What we know is that this has come all of a sudden on the people in the Huon Valley. It was only on 24 July that the Huon Valley Council announced that the state Government was providing $90 000 to Deloitte to undertake a feasibility study.
When Deloitte issued a flyer to locals who had pre-registered for a consultation session, which is required registration online, which is wholly unsatisfactory because so many people in that area are not connected to the internet - it showed another whole road was proposed: an industry road, as it is called, through Judds Creek Road, which would then make a connection via White Timber Road across to the Plenty link.
This was a sudden and unexpected development, and it was shocking to people who live in rural Judds Creek Road, which has small farms. It is a very intact community, which certainly was not prepared for this proposal to come out of nowhere.
They are not impressed, and they are really not impressed with the consultation process being undertaken by Deloittes. It is almost impossible for people to connect with it and have a meaningful engagement, there is certainly no opportunity for a public discussion about it. They say registering has been a farce, emails bouncing back without people understanding whether they have been registered to be part of the community consultation process or not. I visited Jefferys Track last weekend; I have driven up there a long time ago but I went up in a four-wheel drive and I have to say it is one of the most treacherous and steepest routes I have ever driven in my life. I count myself as somebody who is quite capable of driving up and negotiating steep tracks. It has a cliff on one side and a huge drop off on the other side. The community has undertaken some desktop work and the gradient of Jefferys Track on the Crabtree end is at its maximum 42 per cent and the average is 15 per cent, staggering figures for any attempt to try to put a sealed road for tourists in two-wheel drives to travel along.

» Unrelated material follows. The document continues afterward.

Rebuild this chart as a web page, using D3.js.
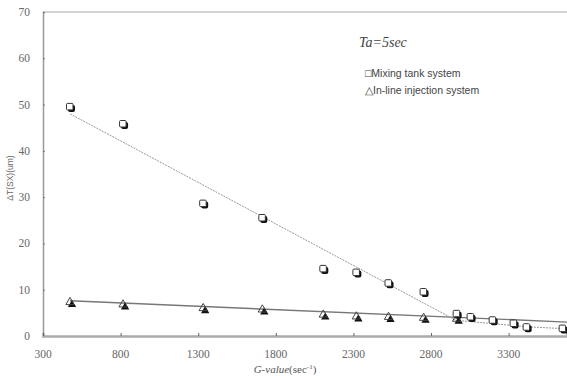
<!DOCTYPE html>
<html>
<head>
<meta charset="utf-8">
<script src="https://cdn.jsdelivr.net/npm/d3@7"></script>
<style>
  body { margin: 0; background: #fff; }
  svg { display: block; }
</style>
</head>
<body>
<div id="chart"></div>
<script>
// values
var gMixing = [474, 816, 1332, 1713, 2106, 2319, 2526, 2752, 2965, 3055, 3197, 3332, 3416, 3648];
var mixingValues = [49.5, 45.8, 28.6, 25.5, 14.5, 13.7, 11.4, 9.5, 4.8, 4.1, 3.4, 2.7, 1.9, 1.6];
var gInline = [474, 816, 1332, 1713, 2106, 2319, 2526, 2752, 2965];
var inlineValues = [7.3, 6.8, 6.0, 5.7, 4.6, 4.2, 4.1, 3.9, 3.7];
var mixingTrendG = [474, 2960, 3416, 3648];
var mixingTrendValues = [48, 3.4, 2.0, 1.6];
var inlineTrendG = [474, 3680];
var inlineTrendValues = [7.6, 3.0];
var xTicks = [300, 800, 1300, 1800, 2300, 2800, 3300];
var yTicks = [0, 10, 20, 30, 40, 50, 60, 70];

var W = 567, H = 376;
var margin = { left: 43, right: 567, top: 12, bottom: 336 };

var svg = d3.select("#chart").append("svg")
  .attr("width", W)
  .attr("height", H);

var x = d3.scaleLinear().domain([300, 3676]).range([margin.left, margin.right]);
var y = d3.scaleLinear().domain([0, 70]).range([margin.bottom, margin.top]);

// frame: top line + left axis
svg.append("line")
  .attr("x1", margin.left).attr("x2", margin.right)
  .attr("y1", margin.top).attr("y2", margin.top)
  .attr("stroke", "#aaa").attr("stroke-width", 1);

var yAxis = svg.append("g")
  .attr("transform", "translate(" + margin.left + ",0)")
  .call(d3.axisRight(y).tickValues(yTicks).tickSize(2).tickFormat(""));
yAxis.select(".domain").attr("stroke", "#999").attr("stroke-width", 1.5);
yAxis.selectAll(".tick line").attr("stroke", "#777");

var xAxis = svg.append("g")
  .attr("transform", "translate(0," + margin.bottom + ")")
  .call(d3.axisTop(x).tickValues(xTicks).tickSize(3).tickFormat(""));
xAxis.select(".domain").attr("stroke", "#aaa").attr("stroke-width", 2.5);
xAxis.selectAll(".tick line").attr("stroke", "#666");

// tick labels
svg.append("g").selectAll("text")
  .data(yTicks)
  .enter().append("text")
  .attr("x", 30)
  .attr("y", function (d) { return y(d) + 4; })
  .attr("text-anchor", "end")
  .attr("font-family", "Liberation Serif, serif")
  .attr("font-size", 11.5)
  .attr("fill", "#666")
  .text(function (d) { return d; });

svg.append("g").selectAll("text")
  .data(xTicks)
  .enter().append("text")
  .attr("x", function (d) { return x(d); })
  .attr("y", 358)
  .attr("text-anchor", "middle")
  .attr("font-family", "Liberation Serif, serif")
  .attr("font-size", 11.5)
  .attr("fill", "#666")
  .text(function (d) { return d; });

// axis titles
var xt = svg.append("text")
  .attr("x", 285).attr("y", 373)
  .attr("text-anchor", "middle")
  .attr("font-family", "Liberation Serif, serif")
  .attr("font-size", 11)
  .attr("fill", "#555");
xt.append("tspan").attr("font-style", "italic").text("G-value");
xt.append("tspan").text("(sec");
xt.append("tspan").attr("dy", -4).attr("font-size", 7).text("-1");
xt.append("tspan").attr("dy", 4).text(")");

svg.append("text")
  .attr("transform", "translate(13,178) rotate(-90)")
  .attr("text-anchor", "middle")
  .attr("font-family", "Liberation Sans, Arial, sans-serif")
  .attr("font-size", 8.5)
  .attr("fill", "#666")
  .text("ΔT(SX)(um)");

// trend lines
var line = d3.line()
  .x(function (d) { return x(d[0]); })
  .y(function (d) { return y(d[1]); });

svg.append("path")
  .datum(d3.zip(inlineTrendG, inlineTrendValues))
  .attr("d", line)
  .attr("fill", "none")
  .attr("stroke", "#777")
  .attr("stroke-width", 1.4);

svg.append("path")
  .datum(d3.zip(mixingTrendG, mixingTrendValues))
  .attr("d", line)
  .attr("fill", "none")
  .attr("stroke", "#999")
  .attr("stroke-width", 1)
  .attr("stroke-dasharray", "2,1");

// in-line triangles: black shadow + white outline
var tri = d3.symbol().type(d3.symbolTriangle).size(30);
var inlinePts = d3.zip(gInline, inlineValues);
svg.append("g").selectAll("path")
  .data(inlinePts)
  .enter().append("path")
  .attr("d", tri)
  .attr("transform", function (d) { return "translate(" + (x(d[0]) + 2) + "," + (y(d[1]) + 2.5) + ")"; })
  .attr("fill", "#111");
svg.append("g").selectAll("path")
  .data(inlinePts)
  .enter().append("path")
  .attr("d", tri)
  .attr("transform", function (d) { return "translate(" + x(d[0]) + "," + y(d[1]) + ")"; })
  .attr("fill", "none")
  .attr("stroke", "#444")
  .attr("stroke-width", 1);

// mixing tank squares: black shadow + white square
var mixPts = d3.zip(gMixing, mixingValues);
svg.append("g").selectAll("rect")
  .data(mixPts)
  .enter().append("rect")
  .attr("x", function (d) { return x(d[0]) - 2; })
  .attr("y", function (d) { return y(d[1]) - 2; })
  .attr("width", 7).attr("height", 7)
  .attr("rx", 2)
  .attr("fill", "#111");
svg.append("g").selectAll("rect")
  .data(mixPts)
  .enter().append("rect")
  .attr("x", function (d) { return x(d[0]) - 3.5; })
  .attr("y", function (d) { return y(d[1]) - 3.5; })
  .attr("width", 6.5).attr("height", 6.5)
  .attr("rx", 1)
  .attr("fill", "#fff")
  .attr("stroke", "#333")
  .attr("stroke-width", 1);

// annotation and legend
svg.append("text")
  .attr("x", 359).attr("y", 47)
  .attr("font-family", "Liberation Serif, serif")
  .attr("font-style", "italic")
  .attr("font-size", 14)
  .attr("fill", "#444")
  .text("Ta=5sec");

svg.append("text")
  .attr("x", 365).attr("y", 77)
  .attr("font-family", "Liberation Sans, Arial, sans-serif")
  .attr("font-size", 10.5)
  .attr("fill", "#444")
  .text("□Mixing tank system");

svg.append("text")
  .attr("x", 365).attr("y", 94)
  .attr("font-family", "Liberation Sans, Arial, sans-serif")
  .attr("font-size", 10.5)
  .attr("fill", "#444")
  .text("△In-line injection system");
</script>
</body>
</html>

It would require a huge number of switchbacks for anything like caravans or camping trailers or the like to use it. It also goes up to incredible heights and it gets very cold up there. It gets snow and ice in winter. Let us not forget Vinces Saddle which has a height of some 376 metres and that gets snow and ice and is closed regularly in winter. So, we are looking at spending government money sealing a road over Jefferys Track that goes up to 714 metres with this incredible gradient. Much worse, however, is the road to White Timber Track which would join it and it goes up to 840 metres.

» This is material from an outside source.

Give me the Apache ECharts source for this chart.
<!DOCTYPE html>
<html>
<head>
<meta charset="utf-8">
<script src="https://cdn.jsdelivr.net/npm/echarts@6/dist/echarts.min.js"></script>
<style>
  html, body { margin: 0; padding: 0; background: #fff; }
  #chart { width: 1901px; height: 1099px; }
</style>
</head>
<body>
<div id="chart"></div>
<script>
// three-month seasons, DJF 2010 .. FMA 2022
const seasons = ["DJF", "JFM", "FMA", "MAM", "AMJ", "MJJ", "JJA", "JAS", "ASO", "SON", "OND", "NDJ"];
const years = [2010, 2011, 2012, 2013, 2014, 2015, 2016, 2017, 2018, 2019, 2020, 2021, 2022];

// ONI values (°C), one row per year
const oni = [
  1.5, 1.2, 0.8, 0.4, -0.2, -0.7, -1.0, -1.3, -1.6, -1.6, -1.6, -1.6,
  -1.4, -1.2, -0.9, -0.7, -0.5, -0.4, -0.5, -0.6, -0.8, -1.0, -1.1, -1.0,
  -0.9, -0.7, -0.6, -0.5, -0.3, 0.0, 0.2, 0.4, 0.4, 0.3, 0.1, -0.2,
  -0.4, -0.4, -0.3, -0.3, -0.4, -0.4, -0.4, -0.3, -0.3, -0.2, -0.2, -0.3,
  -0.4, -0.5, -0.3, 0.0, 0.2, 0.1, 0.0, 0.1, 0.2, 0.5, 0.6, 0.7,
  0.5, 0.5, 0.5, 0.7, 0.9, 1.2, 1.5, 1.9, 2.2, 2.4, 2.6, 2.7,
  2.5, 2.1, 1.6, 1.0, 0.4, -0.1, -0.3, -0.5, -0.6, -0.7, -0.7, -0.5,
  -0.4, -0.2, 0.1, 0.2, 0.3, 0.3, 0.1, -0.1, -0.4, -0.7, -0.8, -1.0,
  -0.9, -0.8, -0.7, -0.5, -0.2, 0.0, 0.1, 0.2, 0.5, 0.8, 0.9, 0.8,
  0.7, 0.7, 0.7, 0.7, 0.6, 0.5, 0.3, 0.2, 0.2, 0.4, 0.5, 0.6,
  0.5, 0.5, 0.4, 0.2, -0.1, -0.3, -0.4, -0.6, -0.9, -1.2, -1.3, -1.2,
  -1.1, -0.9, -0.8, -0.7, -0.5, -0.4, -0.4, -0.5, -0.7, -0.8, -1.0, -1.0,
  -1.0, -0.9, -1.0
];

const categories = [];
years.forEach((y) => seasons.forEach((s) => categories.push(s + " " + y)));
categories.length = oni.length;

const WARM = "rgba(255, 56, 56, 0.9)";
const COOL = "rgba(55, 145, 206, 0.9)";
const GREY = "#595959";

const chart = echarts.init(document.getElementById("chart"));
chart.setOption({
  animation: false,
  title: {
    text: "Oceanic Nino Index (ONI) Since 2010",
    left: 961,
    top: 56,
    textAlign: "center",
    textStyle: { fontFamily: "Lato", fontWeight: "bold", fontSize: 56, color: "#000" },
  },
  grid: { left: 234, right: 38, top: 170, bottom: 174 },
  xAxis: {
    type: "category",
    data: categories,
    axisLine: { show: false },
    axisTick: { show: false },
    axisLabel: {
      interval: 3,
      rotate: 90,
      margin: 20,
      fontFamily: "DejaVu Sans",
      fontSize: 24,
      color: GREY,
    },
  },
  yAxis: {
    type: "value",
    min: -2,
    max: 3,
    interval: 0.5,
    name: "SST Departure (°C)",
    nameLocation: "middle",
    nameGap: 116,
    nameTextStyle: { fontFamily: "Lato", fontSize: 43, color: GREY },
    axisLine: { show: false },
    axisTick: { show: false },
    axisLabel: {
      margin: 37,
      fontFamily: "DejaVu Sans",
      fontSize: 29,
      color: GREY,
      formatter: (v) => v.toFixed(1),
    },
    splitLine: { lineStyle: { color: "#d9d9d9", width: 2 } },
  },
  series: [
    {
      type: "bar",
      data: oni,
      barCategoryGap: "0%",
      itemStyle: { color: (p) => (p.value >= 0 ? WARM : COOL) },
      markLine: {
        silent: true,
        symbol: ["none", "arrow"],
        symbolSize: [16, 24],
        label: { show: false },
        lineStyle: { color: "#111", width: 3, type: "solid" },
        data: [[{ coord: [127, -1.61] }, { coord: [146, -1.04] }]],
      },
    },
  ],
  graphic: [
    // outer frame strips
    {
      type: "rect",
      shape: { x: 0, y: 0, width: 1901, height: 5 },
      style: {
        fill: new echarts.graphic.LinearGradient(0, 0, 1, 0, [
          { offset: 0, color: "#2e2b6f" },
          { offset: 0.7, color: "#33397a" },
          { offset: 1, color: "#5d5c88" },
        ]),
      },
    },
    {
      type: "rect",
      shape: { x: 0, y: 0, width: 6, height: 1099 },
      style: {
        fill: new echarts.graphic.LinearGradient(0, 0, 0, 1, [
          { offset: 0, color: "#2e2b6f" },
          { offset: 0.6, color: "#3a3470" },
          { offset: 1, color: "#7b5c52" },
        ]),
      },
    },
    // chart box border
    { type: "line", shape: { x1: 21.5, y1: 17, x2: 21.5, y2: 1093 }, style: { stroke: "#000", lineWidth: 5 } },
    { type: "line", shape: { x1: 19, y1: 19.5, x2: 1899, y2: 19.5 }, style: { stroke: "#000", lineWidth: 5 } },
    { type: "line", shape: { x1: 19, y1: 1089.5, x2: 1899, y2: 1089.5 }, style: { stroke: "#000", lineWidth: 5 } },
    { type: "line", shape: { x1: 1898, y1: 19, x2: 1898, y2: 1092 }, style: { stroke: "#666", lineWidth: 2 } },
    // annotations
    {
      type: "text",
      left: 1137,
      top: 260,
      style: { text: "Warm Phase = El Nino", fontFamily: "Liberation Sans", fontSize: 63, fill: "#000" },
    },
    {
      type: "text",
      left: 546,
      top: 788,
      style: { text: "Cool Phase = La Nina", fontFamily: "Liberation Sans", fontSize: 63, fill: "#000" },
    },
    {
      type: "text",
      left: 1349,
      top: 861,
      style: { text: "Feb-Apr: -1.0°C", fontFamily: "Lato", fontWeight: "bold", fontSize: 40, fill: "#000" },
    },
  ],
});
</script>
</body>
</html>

This is a ludicrous proposal. It is out of the ballpark and it is not surprising that the locals have been supported by four-wheel drivers who love this place because it is a great place to spend a Sunday afternoon and have a bit of fun negotiating a really difficult road. Nobody likes this proposal and it is interesting to ask why. Why are we not looking at the Plenty Link Road? For a long time, the Huon Valley and the Derwent Valley have wanted to have a road connection and, guess what? The federal government handed money to Forestry Tasmania in the 1990s and that money was put into funding the carving of the Plenty Link Road for forestry vehicles. It is a very satisfactory gradient of only 6.3 per cent on average, the maximum slope is 22.5 per cent. That is a road which is far more suitable to be upgraded and sealed. It is a road which makes a connection in the Derwent Valley end, it connects close to tourism opportunities in the Styx. It comes out near New Norfolk, and is a much more suitable road.

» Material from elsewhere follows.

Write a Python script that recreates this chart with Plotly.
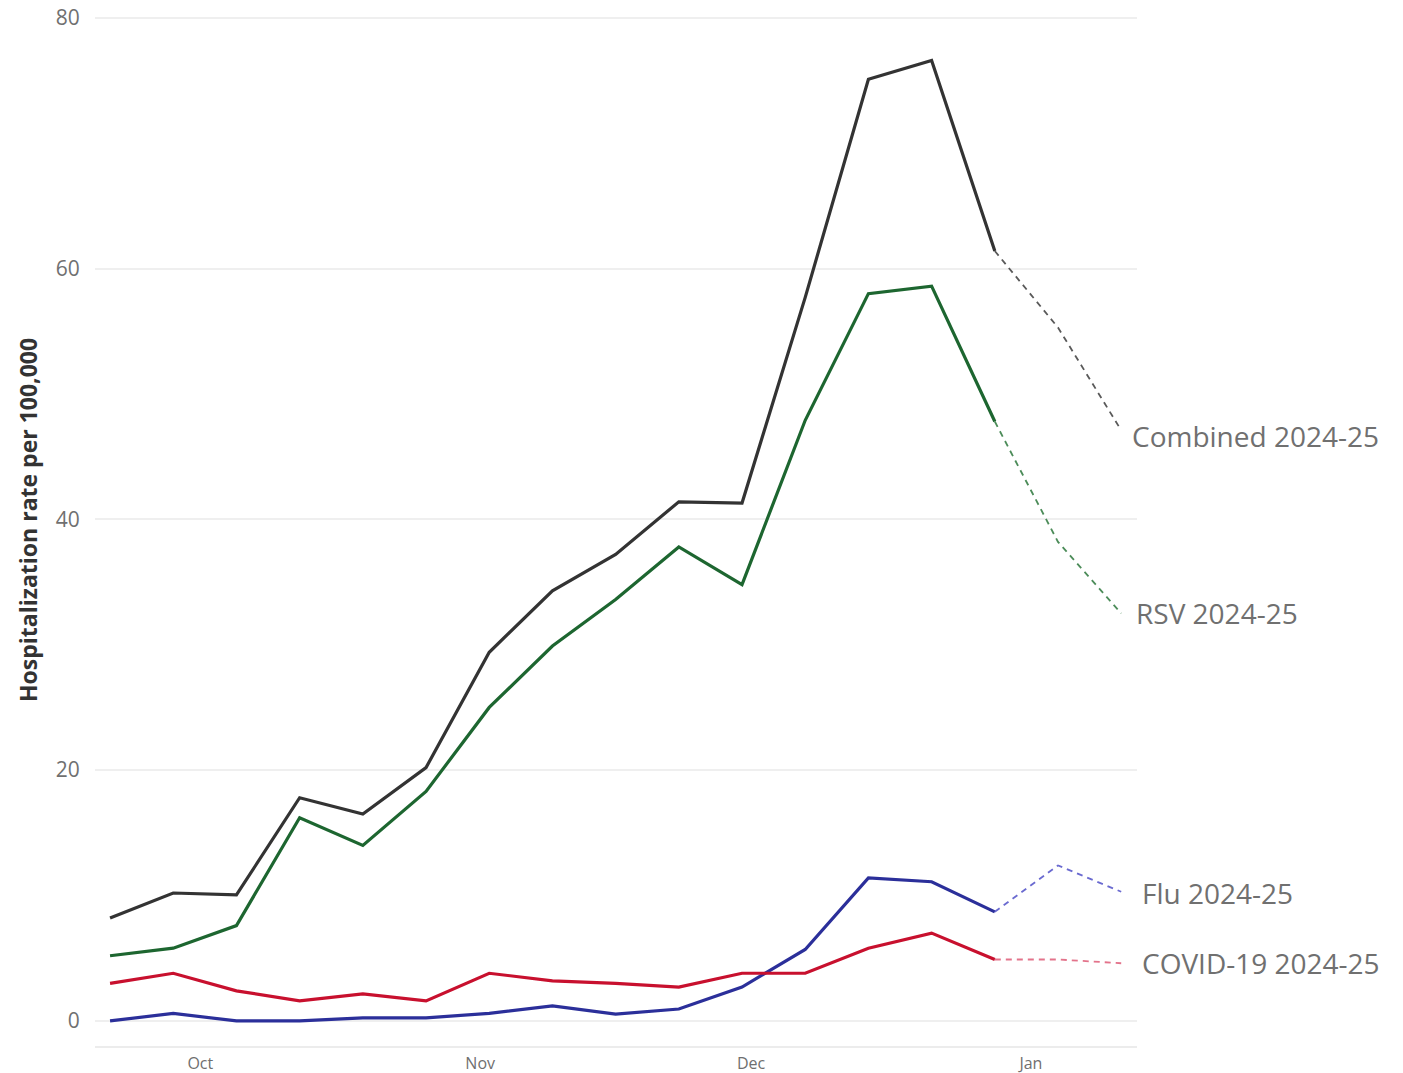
import plotly.graph_objects as go
import pandas as pd

weeks = pd.date_range("2024-09-21", periods=17, freq="7D")
combined = [8.2, 10.2, 10.05, 17.8, 16.5, 20.2, 29.4, 34.3, 37.2, 41.4, 41.3, 57.7, 75.1, 76.6, 61.4, 55.3, 47.1]
rsv = [5.2, 5.8, 7.6, 16.2, 14.0, 18.3, 25.0, 29.9, 33.6, 37.8, 34.8, 47.9, 58.0, 58.6, 47.8, 38.2, 32.5]
flu = [0.0, 0.6, 0.0, 0.0, 0.25, 0.25, 0.6, 1.2, 0.55, 0.95, 2.7, 5.7, 11.4, 11.1, 8.7, 12.4, 10.3]
covid = [3.0, 3.8, 2.4, 1.6, 2.15, 1.6, 3.8, 3.2, 3.0, 2.7, 3.8, 3.8, 5.8, 7.0, 4.9, 4.9, 4.6]
n_final = 15  # number of finalized weeks (rest are preliminary, dashed)

series = [
    ("Combined 2024-25", combined, "#333333", "rgba(60,60,60,0.85)", 9, -6),
    ("RSV 2024-25", rsv, "#1d6630", "rgba(45,120,60,0.85)", 13, 0),
    ("Flu 2024-25", flu, "#2b2f9a", "rgba(80,80,200,0.85)", 19, -1),
    ("COVID-19 2024-25", covid, "#c8102e", "rgba(220,80,110,0.8)", 19, 0),
]

fig = go.Figure()
for name, vals, col, dcol, xs, ys in series:
    fig.add_trace(go.Scatter(x=weeks[:n_final], y=vals[:n_final], mode="lines",
                             line=dict(color=col, width=3.2), name=name, showlegend=False,
                             hoverinfo="skip"))
    fig.add_trace(go.Scatter(x=weeks[n_final - 1:], y=vals[n_final - 1:], mode="lines",
                             line=dict(color=dcol, width=1.8, dash="6px,5px"), name=name,
                             showlegend=False, hoverinfo="skip"))
    fig.add_annotation(x=weeks[-1], y=vals[-1], text=name, xanchor="left", yanchor="middle",
                       xshift=xs, yshift=ys, showarrow=False,
                       font=dict(size=28, color="#707070"))

fig.add_annotation(xref="paper", yref="paper", x=(28 - 95) / 1042, y=(1046 - 520) / 1032,
                   text="<b>Hospitalization rate per 100,000</b>", textangle=-90,
                   showarrow=False, xanchor="center", yanchor="middle",
                   font=dict(size=23, color="#333333"))

fig.update_layout(
    width=1395, height=1065,
    margin=dict(l=87, r=266, t=6, b=27),
    plot_bgcolor="white", paper_bgcolor="white",
    font=dict(family="Open Sans, Segoe UI, sans-serif"),
    xaxis=dict(
        type="date", automargin=False,
        range=["2024-09-19 08:00", "2025-01-12 18:00"],
        tickvals=["2024-10-01", "2024-11-01", "2024-12-01", "2025-01-01"],
        tickformat="%b",
        showgrid=False, zeroline=False,
        showline=True, linecolor="#ececec", linewidth=2,
        tickfont=dict(size=16, color="#6f6f6f"),
        ticks="outside", ticklen=2, tickcolor="rgba(0,0,0,0)",
        ticklabeloverflow="allow",
    ),
    yaxis=dict(
        range=[-2, 80.3], automargin=False,
        tickvals=[0, 20, 40, 60, 80],
        showgrid=True, gridcolor="#efefef", gridwidth=2,
        zeroline=False,
        tickfont=dict(size=21, color="#707070"),
        ticks="outside", ticklen=10, tickcolor="rgba(0,0,0,0)",
        ticklabeloverflow="allow",
    ),
)

fig.write_html("out.html")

The whole area that this road sealing of the Jefferys Track would go through is replete with endangered species with a whole range of native animals. It goes through the top of Wellington Park. Down in Crabtree the residents have footage, they have cameras, they are recording and they have done this for a long time. One incredible clip of video footage of one den that has Tasmanian devils, quolls and wombats coming out of the same den. It is quite exciting to see.
The community will be speaking loudly against this and asking why isn't the $100 million going towards sealing the road to Cockle Creek? Why isn't is going towards sealing all the other roads in the Huon Valley?
Madam Speaker, the community wants some questions why this proposal is even being considered.